One of the Maori concepts that inspire Te Mirumiru’s close connect with the phenomenon of life-creation is the term ‘whenua’, which can mean both ‘land’ and ‘placenta’. In Maori culture, burying one’s placenta in the earth is a fond tradition that cements a person’s link to the place she/he is born on.
Te Mirumiru has been designed to also be superbly energy efficient. The natural roofing and the concrete below play fool with the seasons and keep the indoors warm during winters and cool during summers, thanks to an intelligent ventilation system.
The double glazed façade faces away from the street, and invites warmth and breeze depending on what the weather demands. Water is brilliantly managed by reducing run-offs to the minimum – the roof and the grass retain rainwater, while all excess is stored in a tank and used to flush toilets. Solar panels and under-floor heating cut out the use of fossil fuels to almost nothing.
The exterior’s natural carnival sweeps into the building as well – the entire place is flushed with sunlight and breeze; shadows creating charming patterns on the floor and walls.
The furniture is dominated by thick, resolute pieces of wood, which form the wardrobes and the shelves for soft toys, as well as act as bulwarks for the roof. Some of the walls sport stone tiles and the cushions remain monotone in commitment. No one needs to worry if colours are absent in this scheme; they will come – stuck on chart papers and shaped out of crepe stationery handled by young hands.
Light becomes coy in the corridor spaces of this building. Accented by conical wooden shapes, the walls in these parts of the structure hide warm light fixtures in their belly, letting out only the required amount of ethereal illumination.
In the misty surroundings of this northern spot in New Zealand, the Te Mirumiru building is a romantic lounger, languorously snuggled under a green quilt.

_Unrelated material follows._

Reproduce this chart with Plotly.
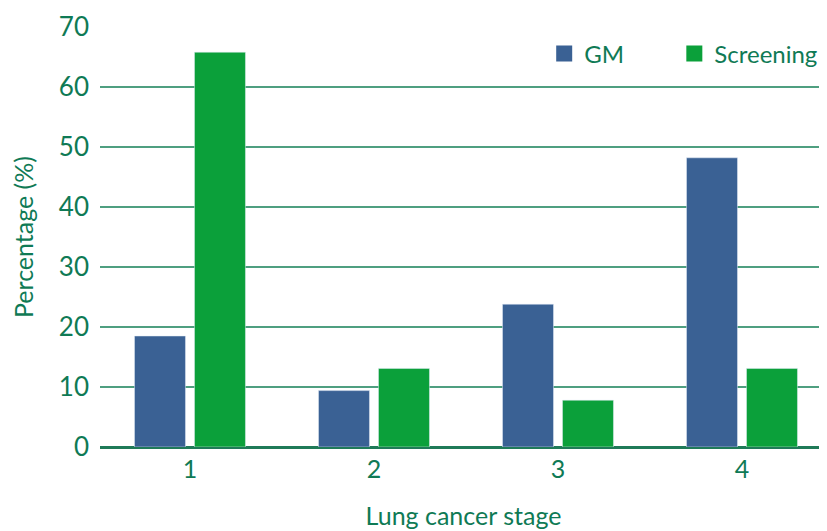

That this design was inspired by something as fundamental as one’s connection to one’s mother, elevates the aura of the building beyond just the materials it is made out of. Its rooms resonate with serenity; there are no jarring colours or fancy contour details here.
Kawakawa is a speck of a town populated by 1,300 odd people. So, what really is in ample supply is sheer space, clean air and lots of natural beauty. Te Mirumiru celebrates all of this, and to good measure.